In case you cannot use this equation, you might investigate how the roots of the minimal polynomial $m_{\mathbb{Q}}(\sqrt[3]{2})(x)$ can be or cannot be expressed by rationals and roots of the form $x = \alpha_i = \sqrt{r_i}$ with $r_i \in \mathbb{Q}\;$.

 

[Math Amateur]

Hi Michael!

All cases in which $\alpha_i \in \mathbb{Q}$ can be omitted. Say $\alpha_1 , \ldots \alpha_{k-1} \in \mathbb{Q}$ and $\alpha_k, \ldots , \alpha_n \notin \mathbb{Q}$ then $F=\mathbb{Q}[\alpha_1,\ldots , \alpha_n]=\mathbb{Q}[\alpha_k,\ldots , \alpha_n]$ and we're back in the case where all $\alpha_i \notin \mathbb{Q}$. (The case in which there isn't a proper extension at all is also trivial, since $\sqrt[3]{2} \notin \mathbb{Q}$ and nothing has to be shown.)

So key to this exercise lies in the formula for finite field extensions:
Let $\mathbb{F} \subseteq \mathbb{K} \subseteq \mathbb{L}$ be finite field extensions, then $[\mathbb{L}:\mathbb{F}] = [\mathbb{L} : \mathbb{K}]\,\cdot \,[\mathbb{K}:\mathbb{F}]\;$.

In case you cannot use this equation, you might investigate how the roots of the minimal polynomial $m_{\mathbb{Q}}(\sqrt[3]{2})(x)$ can be or cannot be expressed by rationals and roots of the form $x = \alpha_i = \sqrt{r_i}$ with $r_i \in \mathbb{Q}\;$.

Thanks fresh_42 ... appreciate your help ...

Just reflecting on what you have said ... but obviously most helpful ...

Thanks again,

Peter

 

[Math Amateur]

Hi Michael!

All cases in which $\alpha_i \in \mathbb{Q}$ can be omitted. Say $\alpha_1 , \ldots \alpha_{k-1} \in \mathbb{Q}$ and $\alpha_k, \ldots , \alpha_n \notin \mathbb{Q}$ then $F=\mathbb{Q}[\alpha_1,\ldots , \alpha_n]=\mathbb{Q}[\alpha_k,\ldots , \alpha_n]$ and we're back in the case where all $\alpha_i \notin \mathbb{Q}$. (The case in which there isn't a proper extension at all is also trivial, since $\sqrt[3]{2} \notin \mathbb{Q}$ and nothing has to be shown.)

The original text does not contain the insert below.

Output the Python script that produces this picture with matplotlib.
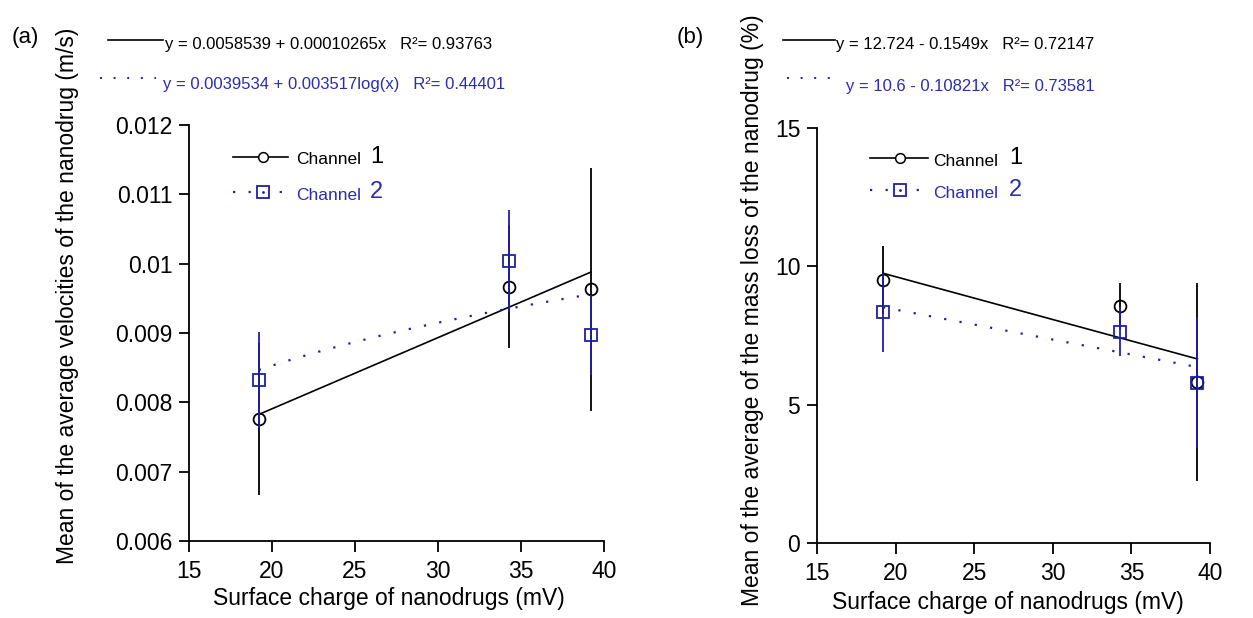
import numpy as np
import matplotlib
matplotlib.use("Agg")
import matplotlib.pyplot as plt
from matplotlib.lines import Line2D
from matplotlib import font_manager

# surface charge (mV) of the three nanodrugs
charge = [19.2, 34.3, 39.2]

# (a) mean velocity (m/s) and error
vel_ch1 = [0.00776, 0.00967, 0.00963]
vel_ch1_err = [0.00110, 0.00089, 0.00175]
vel_ch2 = [0.00832, 0.01004, 0.00897]
vel_ch2_err = [0.00069, 0.00074, 0.00058]

# (b) mean mass loss (%) and error
loss_ch1 = [9.50, 8.56, 5.83]
loss_ch1_err = [1.24, 0.82, 3.58]
loss_ch2 = [8.34, 7.64, 5.80]
loss_ch2_err = [1.43, 0.88, 2.36]

# regression fits
fit_a1 = (0.0058539, 0.00010265)        # linear
fit_a2 = (0.0039534, 0.003517)          # log10
fit_b1 = (12.724, -0.1549)
fit_b2 = (10.6, -0.10821)

eq_a1 = "y = 0.0058539 + 0.00010265x   R\u00b2= 0.93763"
eq_a2 = "y = 0.0039534 + 0.003517log(x)   R\u00b2= 0.44401"
eq_b1 = "y = 12.724 - 0.1549x   R\u00b2= 0.72147"
eq_b2 = "y = 10.6 - 0.10821x   R\u00b2= 0.73581"

xlabel = "Surface charge of nanodrugs (mV)"
ylabel_a = "Mean of the average velocities of the nanodrug (m/s)"
ylabel_b = "Mean of the average of the mass loss of the nanodrug (%)"

BLUE = "#2020a2"
TXTBLUE = "#2c2cae"

plt.rcParams['font.family'] = ['Liberation Sans', 'DejaVu Sans']
names = set(f.name for f in font_manager.fontManager.ttflist)
narrow = 'Liberation Sans Narrow' if 'Liberation Sans Narrow' in names else 'Liberation Sans'
eq_size = 14 if narrow != 'Liberation Sans' else 12

W, H = 1253, 618
fig = plt.figure(figsize=(W / 100, H / 100), dpi=100)


def px(x, y):
    return x / W, 1 - y / H


def make_axes(l, t, r, b):
    x0, y0 = px(l, b)
    x1, y1 = px(r, t)
    ax = fig.add_axes([x0, y0, x1 - x0, y1 - y0])
    for s in ['top', 'right']:
        ax.spines[s].set_visible(False)
    for s in ['left', 'bottom']:
        ax.spines[s].set_linewidth(1.3)
    ax.tick_params(axis='x', direction='out', length=8, width=1.3, labelsize=16.5, pad=6)
    ax.tick_params(axis='y', direction='out', length=7, width=1.3, labelsize=16.5, pad=5)
    ax.set_xlim(15, 40)
    ax.set_xticks([15, 20, 25, 30, 35, 40])
    return ax


def draw_panel(ax, y1, e1, y2, e2, f1, f2, logfit):
    xs = np.linspace(min(charge), max(charge), 50)
    ax.plot(xs, f1[0] + f1[1] * xs, color='black', lw=1.2, zorder=2)
    if logfit:
        yf = f2[0] + f2[1] * np.log10(xs)
    else:
        yf = f2[0] + f2[1] * xs
    ax.plot(xs, yf, color=BLUE, lw=1.6, linestyle=(0, (1, 6)), zorder=2)
    ax.errorbar(charge, y1, yerr=e1, fmt='o', color='black', mfc='none', mec='black',
                ms=8.5, mew=1.3, elinewidth=1.3, capsize=0, zorder=3)
    ax.errorbar(charge, y2, yerr=e2, fmt='s', color=BLUE, mfc='none', mec=BLUE,
                ms=8, mew=1.3, elinewidth=1.3, capsize=0, zorder=4)


def legend(x0, x1, xm, xt, xn, ya, yb):
    fig.add_artist(Line2D([px(x0, 0)[0], px(x1, 0)[0]], [px(0, ya)[1]] * 2, color='black', lw=1.2))
    fig.add_artist(Line2D([px(xm, 0)[0]], [px(0, ya)[1]], marker='o', ms=7, mfc='white',
                          mec='black', mew=1.1, color='black'))
    fig.add_artist(Line2D([px(x0, 0)[0], px(x1, 0)[0]], [px(0, yb)[1]] * 2, color=BLUE,
                          lw=1.6, linestyle=(0, (1, 6))))
    fig.add_artist(Line2D([px(xm, 0)[0]], [px(0, yb)[1]], marker='s', ms=8, mfc='white',
                          mec=BLUE, mew=1.3, color=BLUE))
    fig.add_artist(Line2D([px(xm, 0)[0]], [px(0, yb)[1]], marker='.', ms=2, color=BLUE))
    fig.text(*px(xt, ya + 3), "Channel", fontsize=12.5, va='center', ha='left')
    fig.text(*px(xn, ya), "1", fontsize=17, va='center', ha='left')
    fig.text(*px(xt, yb + 3), "Channel", fontsize=12.5, va='center', ha='left', color=TXTBLUE)
    fig.text(*px(xn, yb), "2", fontsize=17, va='center', ha='left', color=TXTBLUE)


# (a) velocity
ax1 = make_axes(189, 125, 604, 541)
ax1.set_ylim(0.006, 0.012)
ax1.set_yticks(np.arange(0.006, 0.01201, 0.001))
ax1.yaxis.set_major_formatter(matplotlib.ticker.FormatStrFormatter('%g'))
draw_panel(ax1, vel_ch1, vel_ch1_err, vel_ch2, vel_ch2_err, fit_a1, fit_a2, True)
fig.text(*px(389, 598), xlabel, fontsize=16.5, ha='center', va='center')
fig.text(*px(68, 296), ylabel_a, fontsize=16.5, ha='center', va='center', rotation=90)
legend(233, 288, 263, 296, 370, 157, 192)

# (b) mass loss
ax2 = make_axes(817, 128, 1210, 543)
ax2.set_ylim(0, 15)
ax2.set_yticks([0, 5, 10, 15])
draw_panel(ax2, loss_ch1, loss_ch1_err, loss_ch2, loss_ch2_err, fit_b1, fit_b2, False)
fig.text(*px(1008, 603), xlabel, fontsize=16.5, ha='center', va='center')
fig.text(*px(753, 310), ylabel_b, fontsize=16.5, ha='center', va='center', rotation=90)
legend(870, 928, 900, 933, 1009, 158, 190)

# panel tags and fit equations
fig.text(*px(12, 37), "(a)", fontsize=16, ha='left', va='center')
fig.text(*px(677, 37), "(b)", fontsize=16, ha='left', va='center')

fig.add_artist(Line2D([px(108, 0)[0], px(163, 0)[0]], [px(0, 40)[1]] * 2, color='black', lw=1.2))
fig.add_artist(Line2D([px(100, 0)[0], px(156, 0)[0]], [px(0, 78)[1]] * 2, color=BLUE,
                      lw=1.4, linestyle=(0, (1, 6))))
fig.text(*px(165, 44), eq_a1, fontsize=eq_size, family=narrow, ha='left', va='center')
fig.text(*px(163, 84), eq_a2, fontsize=eq_size, family=narrow, ha='left', va='center', color=TXTBLUE)

fig.add_artist(Line2D([px(783, 0)[0], px(835, 0)[0]], [px(0, 40)[1]] * 2, color='black', lw=1.2))
fig.add_artist(Line2D([px(787, 0)[0], px(833, 0)[0]], [px(0, 78)[1]] * 2, color=BLUE,
                      lw=1.4, linestyle=(0, (1, 6))))
fig.text(*px(836, 45), eq_b1, fontsize=eq_size, family=narrow, ha='left', va='center')
fig.text(*px(846, 86), eq_b2, fontsize=eq_size, family=narrow, ha='left', va='center', color=TXTBLUE)

fig.savefig("out.png", dpi=100)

So key to this exercise lies in the formula for finite field extensions:
Let $\mathbb{F} \subseteq \mathbb{K} \subseteq \mathbb{L}$ be finite field extensions, then $[\mathbb{L}:\mathbb{F}] = [\mathbb{L} : \mathbb{K}]\,\cdot \,[\mathbb{K}:\mathbb{F}]\;$.

In case you cannot use this equation, you might investigate how the roots of the minimal polynomial $m_{\mathbb{Q}}(\sqrt[3]{2})(x)$ can be or cannot be expressed by rationals and roots of the form $x = \alpha_i = \sqrt{r_i}$ with $r_i \in \mathbb{Q}\;$.

Thanks to Andrew and fresh_42 for all the help ...

Now to finish the exercise based on the help you gave ...Essentially then, it follows that ...

$[ F \ : \ \mathbb{Q} ] = 2^k$ where $0 \le k \le n$Now ... ... suppose $\sqrt [3]{2} \in F$ ... (and try for a contradiction)Then since $\mathbb{Q} \subseteq \mathbb{Q} ( \sqrt [3]{2} ) \subseteq F$

... we have that ...

$[ F \ : \ \mathbb{Q} ] = [ F \ : \ \mathbb{Q} ( \sqrt [3]{2} ) ] [ \mathbb{Q} ( \sqrt [3]{2} ) \ : \ \mathbb{Q} ]$

So that$2^k = [ F \ : \ \mathbb{Q} ( \sqrt [3]{2} ) ] . 3$... BUT ...$3$ does not divide $2^k$ ... ... Contradiction!So $\sqrt [3]{2} \notin F$
Can someone please confirm that the above is correct ... ...

Peter

 

[fresh_42]

Yes, this is correct. At some place, an extension of degree three (or at least $3m$) would be needed.